My story won for the July issue. There were a TON of votes on it, so obviously people liked it. It didn’t quite make story of the year, but that’s okay. There was a response to it, and I’m happy about that!

Not only did I get an extra couple of bucks, it was published in BT&SA vol. 9, which we’ve been waiting in deep anticipation for over a few months now. Friday, it showed up and man is it beautiful.

Big thanks to Julie Ann Dawson, the editor. She had the foresight to read my story through to the end, and accept it for publication. I love visionaries like her, they make the world a better place!

And of course, thanks so much to everyone who voted. Thanks for reading my stories, following me, supporting me, all that jazz. I truly appreciate it and mean every word I say. You’re all awesome!

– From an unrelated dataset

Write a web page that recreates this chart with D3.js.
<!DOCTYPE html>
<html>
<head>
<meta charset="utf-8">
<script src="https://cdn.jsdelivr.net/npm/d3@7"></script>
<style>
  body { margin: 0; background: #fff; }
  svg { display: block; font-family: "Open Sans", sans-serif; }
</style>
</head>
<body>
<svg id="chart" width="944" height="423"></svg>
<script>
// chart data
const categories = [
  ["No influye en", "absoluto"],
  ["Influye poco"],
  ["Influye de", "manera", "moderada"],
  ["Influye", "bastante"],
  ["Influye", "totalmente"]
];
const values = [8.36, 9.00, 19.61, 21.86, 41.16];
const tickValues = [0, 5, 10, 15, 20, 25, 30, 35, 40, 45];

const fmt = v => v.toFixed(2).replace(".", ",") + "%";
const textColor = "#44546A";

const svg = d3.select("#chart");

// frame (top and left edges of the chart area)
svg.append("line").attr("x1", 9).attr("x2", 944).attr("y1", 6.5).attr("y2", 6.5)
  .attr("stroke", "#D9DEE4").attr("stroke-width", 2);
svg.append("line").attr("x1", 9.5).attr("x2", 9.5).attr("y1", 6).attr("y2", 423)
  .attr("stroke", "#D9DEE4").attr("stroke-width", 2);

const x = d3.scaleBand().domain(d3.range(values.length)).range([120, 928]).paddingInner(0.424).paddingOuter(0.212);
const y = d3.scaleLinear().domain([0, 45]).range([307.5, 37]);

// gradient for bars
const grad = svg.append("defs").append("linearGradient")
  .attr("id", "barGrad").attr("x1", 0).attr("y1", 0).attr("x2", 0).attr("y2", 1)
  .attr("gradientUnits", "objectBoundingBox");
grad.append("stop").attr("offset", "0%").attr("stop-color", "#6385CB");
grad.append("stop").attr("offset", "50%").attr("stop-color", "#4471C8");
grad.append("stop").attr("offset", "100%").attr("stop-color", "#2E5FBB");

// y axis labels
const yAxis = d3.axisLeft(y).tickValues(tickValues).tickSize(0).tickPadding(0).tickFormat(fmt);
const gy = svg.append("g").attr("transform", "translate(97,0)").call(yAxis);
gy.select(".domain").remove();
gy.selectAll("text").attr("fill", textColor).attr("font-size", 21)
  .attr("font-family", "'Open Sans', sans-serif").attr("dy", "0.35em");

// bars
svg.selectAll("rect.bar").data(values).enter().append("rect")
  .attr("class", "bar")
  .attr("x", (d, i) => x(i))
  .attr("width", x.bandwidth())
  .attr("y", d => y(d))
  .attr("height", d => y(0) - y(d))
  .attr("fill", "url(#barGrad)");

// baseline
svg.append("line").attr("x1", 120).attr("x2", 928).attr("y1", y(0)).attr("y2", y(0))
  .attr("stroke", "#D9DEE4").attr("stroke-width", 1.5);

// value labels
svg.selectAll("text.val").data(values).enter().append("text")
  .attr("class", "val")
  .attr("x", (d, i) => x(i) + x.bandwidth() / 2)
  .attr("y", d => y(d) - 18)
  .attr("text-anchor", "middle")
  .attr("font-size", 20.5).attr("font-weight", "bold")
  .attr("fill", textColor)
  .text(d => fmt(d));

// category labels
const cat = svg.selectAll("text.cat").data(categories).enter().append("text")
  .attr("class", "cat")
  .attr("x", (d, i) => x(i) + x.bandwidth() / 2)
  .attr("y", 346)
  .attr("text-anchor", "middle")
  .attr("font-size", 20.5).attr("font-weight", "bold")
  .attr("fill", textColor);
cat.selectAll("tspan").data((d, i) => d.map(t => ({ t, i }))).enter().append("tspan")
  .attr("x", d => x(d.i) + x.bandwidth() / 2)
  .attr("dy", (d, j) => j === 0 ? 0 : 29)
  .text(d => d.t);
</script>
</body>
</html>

If you would like to buy a copy, go here:

Bardic Tales and Sage Advice vol. 9!

So, in other news, I’m chugging along at the Third Tower. Since I sit in front of a computer all day at work, I haven’t had the drive to write much lately. Then I was like, what about pen on paper? So, several recent chapters have been handwritten. I spent some time last night transcribing them onto the computer, which naturally killed my eyes and back (maybe I should have used a desk chair instead of a wooden kitchen chair?), but they’re all set. The best news is, I’m only 13 chapters away from the end!

I never wanted to have another several years long novel on my hands. I started this three years ago, took a break, wrote some more, took another break, and on and on…

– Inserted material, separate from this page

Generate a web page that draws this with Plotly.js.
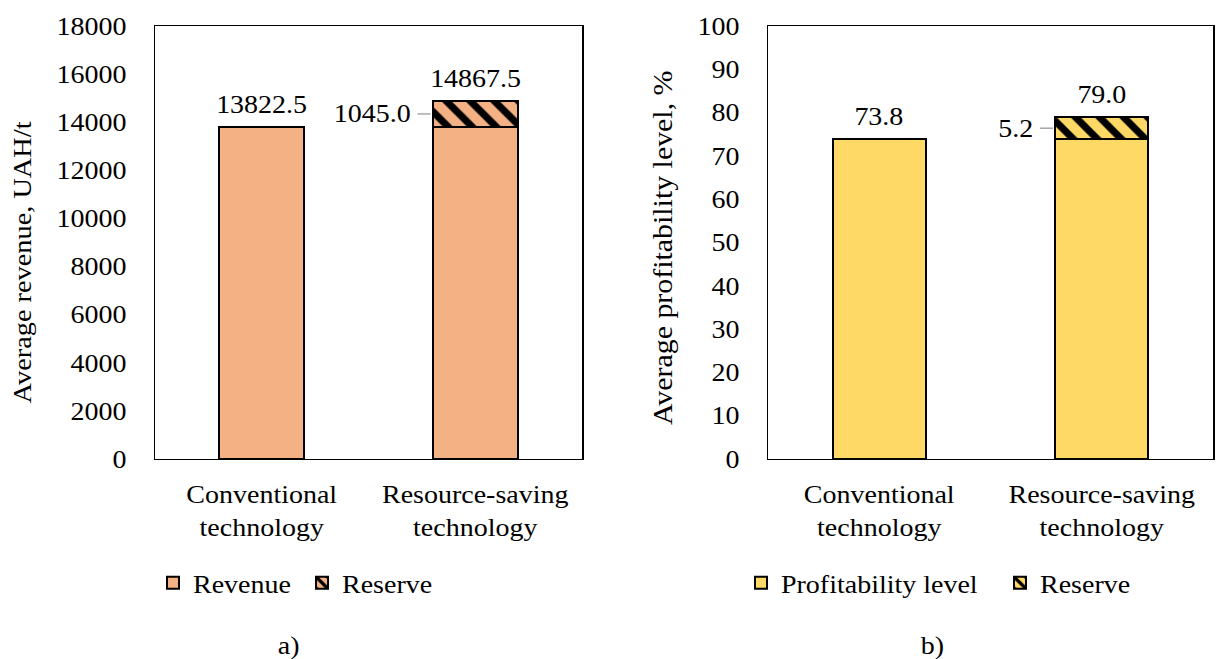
<!DOCTYPE html>
<html><head><meta charset="utf-8">
<script src="https://cdn.plot.ly/plotly-3.0.1.min.js"></script>
<style>html,body{margin:0;padding:0;background:#fff;overflow:hidden;width:1219px;height:659px}#chart{width:1219px;height:659px;overflow:hidden}</style>
</head><body><div id="chart"></div><script>
// ---- data ----
const categories = ['Conventional<br>technology', 'Resource-saving<br>technology'];
const revenue = [13822.5, 13822.5];
const revenueReserve = [null, 1045.0];
const profitability = [73.8, 73.8];
const profitabilityReserve = [null, 5.2];
const revenueTicks = [0, 2000, 4000, 6000, 8000, 10000, 12000, 14000, 16000, 18000];
const profitTicks = [0, 10, 20, 30, 40, 50, 60, 70, 80, 90, 100];
const seriesNames = ['Revenue', 'Reserve', 'Profitability level', 'Reserve'];
const axisTitles = ['Average revenue, UAH/t', 'Average profitability level, %'];
const captions = ['a)', 'b)'];

// ---- style ----
const FONT = 'Liberation Serif, Times New Roman, serif';
const FS = 25;
const STRETCH = 1.12;
const ORANGE = '#F4B183', YELLOW = '#FFD966';
const BW1 = 0.4, BW2 = 0.42;

function pat(bg) {
  return {shape: '\\', fgcolor: '#000000', bgcolor: bg, size: 17, solidity: 0.42};
}
const line = {color: '#000000', width: 2};

const data = [
  {type: 'bar', name: seriesNames[0], x: categories, y: revenue, width: BW1, xaxis: 'x', yaxis: 'y',
   marker: {color: ORANGE, line: line}, legend: 'legend'},
  {type: 'bar', name: seriesNames[1], x: categories, y: revenueReserve, width: BW1, xaxis: 'x', yaxis: 'y',
   marker: {color: ORANGE, line: line, pattern: pat(ORANGE)}, legend: 'legend2'},
  {type: 'bar', name: seriesNames[2], x: categories, y: profitability, width: BW2, xaxis: 'x2', yaxis: 'y2',
   marker: {color: YELLOW, line: line}, legend: 'legend3'},
  {type: 'bar', name: seriesNames[3], x: categories, y: profitabilityReserve, width: BW2, xaxis: 'x2', yaxis: 'y2',
   marker: {color: YELLOW, line: line, pattern: pat(YELLOW)}, legend: 'legend4'}
];

const tf = {family: FONT, size: FS, color: '#000'};
const axisCommon = {showline: true, mirror: true, linecolor: '#000', linewidth: 1.5, ticks: '',
  showgrid: false, zeroline: false, fixedrange: true, tickfont: tf, automargin: false};
const ydom = [0.3035, 0.9605];

const annotations = [];
const shapes = [];
function addLabels(base, reserve, xref, yref, bw) {
  for (let i = 0; i < categories.length; i++) {
    const r = reserve[i] || 0;
    const total = base[i] + r;
    annotations.push({xref: xref, yref: yref, x: i, y: total, text: total.toFixed(1),
      showarrow: false, yanchor: 'bottom', yshift: 7, font: tf});
    if (reserve[i]) {
      const yMid = base[i] + r / 2;
      annotations.push({xref: xref, yref: yref, x: i - bw / 2, y: yMid, text: r.toFixed(1),
        showarrow: false, xanchor: 'right', align: 'right', yanchor: 'middle', xshift: -20, font: tf});
      shapes.push({type: 'line', xref: xref, yref: yref, xsizemode: 'pixel', xanchor: i - bw / 2,
        x0: -15, x1: -2, y0: yMid, y1: yMid, line: {color: '#A6A6A6', width: 1.5}});
    }
  }
}
addLabels(revenue, revenueReserve, 'x', 'y', BW1);
addLabels(profitability, profitabilityReserve, 'x2', 'y2', BW2);

annotations.push({xref: 'paper', yref: 'paper', x: 22 / 1219, y: 0.602, text: axisTitles[0], textangle: -90,
  showarrow: false, xanchor: 'center', yanchor: 'middle', font: {family: FONT, size: 25.3, color: '#000'}});
annotations.push({xref: 'paper', yref: 'paper', x: 663 / 1219, y: 0.6235, text: axisTitles[1], textangle: -90,
  showarrow: false, xanchor: 'center', yanchor: 'middle', font: {family: FONT, size: 26.7, color: '#000'}});
annotations.push({xref: 'paper', yref: 'paper', x: 288 / 1219, y: 13 / 659, text: captions[0],
  showarrow: false, xanchor: 'center', yanchor: 'middle', font: tf});
annotations.push({xref: 'paper', yref: 'paper', x: 932 / 1219, y: 13 / 659, text: captions[1],
  showarrow: false, xanchor: 'center', yanchor: 'middle', font: tf});

function leg(px) {
  return {orientation: 'h', xanchor: 'left', yanchor: 'middle', y: 76 / 659, x: px / 1219,
    font: tf, bgcolor: 'rgba(0,0,0,0)', borderwidth: 0};
}

const layout = {
  width: 1219, height: 659, margin: {l: 0, r: 0, t: 0, b: 0},
  paper_bgcolor: '#ffffff', plot_bgcolor: '#ffffff', barmode: 'stack',
  font: tf, showlegend: true, hovermode: false,
  xaxis: Object.assign({}, axisCommon, {domain: [155 / 1219, 582 / 1219], anchor: 'y', type: 'category', ticklabelstandoff: 13}),
  yaxis: Object.assign({}, axisCommon, {domain: ydom, anchor: 'x', range: [0, 18000], tickvals: revenueTicks,
    ticktext: revenueTicks.map(String), ticklabelstandoff: 22}),
  xaxis2: Object.assign({}, axisCommon, {domain: [768 / 1219, 1213 / 1219], anchor: 'y2', type: 'category', ticklabelstandoff: 13}),
  yaxis2: Object.assign({}, axisCommon, {domain: ydom, anchor: 'x2', range: [0, 100], tickvals: profitTicks,
    ticktext: profitTicks.map(String), ticklabelstandoff: 22}),
  legend: leg(153),
  legend2: leg(302),
  legend3: leg(741),
  legend4: leg(1000),
  annotations: annotations,
  shapes: shapes
};

const gd = document.getElementById('chart');
Plotly.newPlot(gd, data, layout, {staticPlot: true, displayModeBar: false}).then(function () {
  // widen glyphs along the text direction (as in the reference typesetting),
  // keeping each text's anchor point fixed
  gd.querySelectorAll('svg text').forEach(function (t) {
    let bb;
    try { bb = t.getBBox(); } catch (e) { return; }
    if (!bb || !bb.width) return;
    const anchor = window.getComputedStyle(t).textAnchor || t.getAttribute('text-anchor') || 'start';
    const px = anchor === 'middle' ? bb.x + bb.width / 2 : (anchor === 'end' ? bb.x + bb.width : bb.x);
    const tr = t.getAttribute('transform') || '';
    t.setAttribute('transform', tr + ' translate(' + px + ',0) scale(' + STRETCH + ',1) translate(' + (-px) + ',0)');
  });
  // legend boxes were sized for the unwidened text; let the text show in full
  gd.querySelectorAll('.infolayer [class^="legend"] [clip-path], .infolayer [class^="legend"][clip-path]').forEach(function (el) {
    el.removeAttribute('clip-path');
  });
});
</script></body></html>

Hell, I didn’t even touch it in 2016! I tried, I thought about it, but nothing came out. Shame on me. But hooray for me for getting it done now! Only a few more weeks and then it’s complete, and I can do anything I want.

Other short stories have been getting done as well. I just had one up on the online workshop last week, and it got 11 critiques! Most of them were very positive and helpful, and a lot of the reviewers “liked” the story. That’s promising!

Next up, I’ve got a mind-fuck fantasy story that takes place in the summer, but autumn has already begun. Hmm, unlike here in Toledo, where it’s been autumn for two days and feels like high summer.

Wishful thinking maybe? Nah, I’ll fight the heat and enjoy my maple pecan lattes and wear scarves like the hipster doof I am.

Later, sexies! Stay awesome, and thanks as always!